Genes & Cancer

Docosahexaenoic acid (DHA) promotes immunogenic apoptosis in human multiple myeloma cells, induces autophagy and inhibits STAT3 in both tumor and dendritic cells

Donatella D’Eliseo1,4, Livia Di Renzo2, Angela Santoni1,3 and Francesca Velotti4

1 Department of Molecular Medicine, Pasteur Italia Laboratory, Rome, Italy

2 Department of Experimental Medicine, Istituto Pasteur-Fondazione Cenci Bolognetti, Sapienza University of Rome, Rome

3 IRCCS Neuromed, Pozzilli, IS, Italy

4 Department of Ecological and Biological Sciences (DEB), La Tuscia University, Largo dell’Università, Viterbo, Italy


Francesca Velotti, email:

Keywords: docosahexaenoic acid-DHA, immunogenic cell death, autophagy, STAT3, dendritic cells-DCs

Received: November 30, 2016 Accepted: February 19, 2017 Published: February 22, 2017


Docosahexaenoic acid (DHA), a ω-3 polyunsaturated fatty acid found in fish oil, is a multi-target agent and exerts anti-inflammatory and anticancer activities alone or in combination with chemotherapies.
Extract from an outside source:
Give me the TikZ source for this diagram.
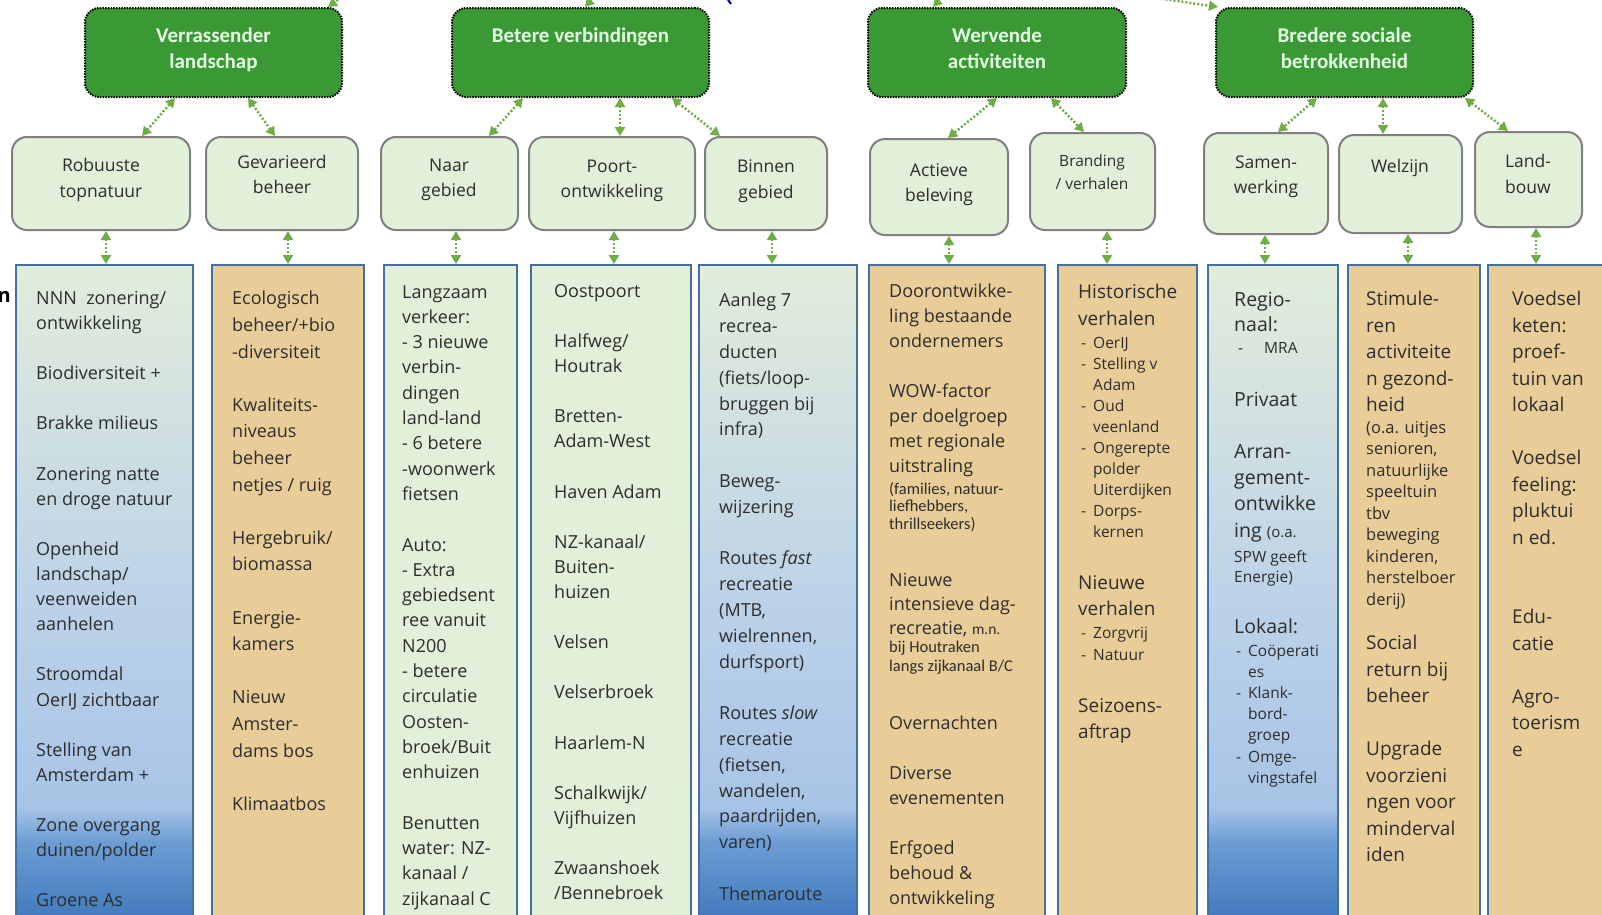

Combinatorial anticancer therapies, which induce immunogenic apoptosis, autophagy and STAT3 inhibition have been proposed for long-term therapeutic success. Here, we found that DHA promoted immunogenic apoptosis in multiple myeloma (MM) cells, with no toxicity on PBMCs and DCs. Immunogenic apoptosis was shown by the emission of specific DAMPs (CRT, HSP90, HMGB1) by apoptotic MM cells and the activation of their pro-apoptotic autophagy. Moreover, immunogenic apoptosis was directly shown by the activation of DCs by DHA-induced apoptotic MM cells. Furthermore, we provided the first evidence that DHA activated autophagy in PBMCs and DCs, thus potentially acting as immune stimulator and enhancing processing and presentation of tumor antigens by DCs. Finally, we found that DHA inhibited STAT3 in MM cells. STAT3 pathway, essential for MM survival, contributed to cancer cell apoptosis by DHA. We also found that DHA inhibited STAT3 in blood immune cells and counteracted STAT3 activation by tumor cell-released factors in PBMCs and DCs, suggesting the potential enhancement of the anti-tumor function of multiple immune cells and, in particular, that of DCs.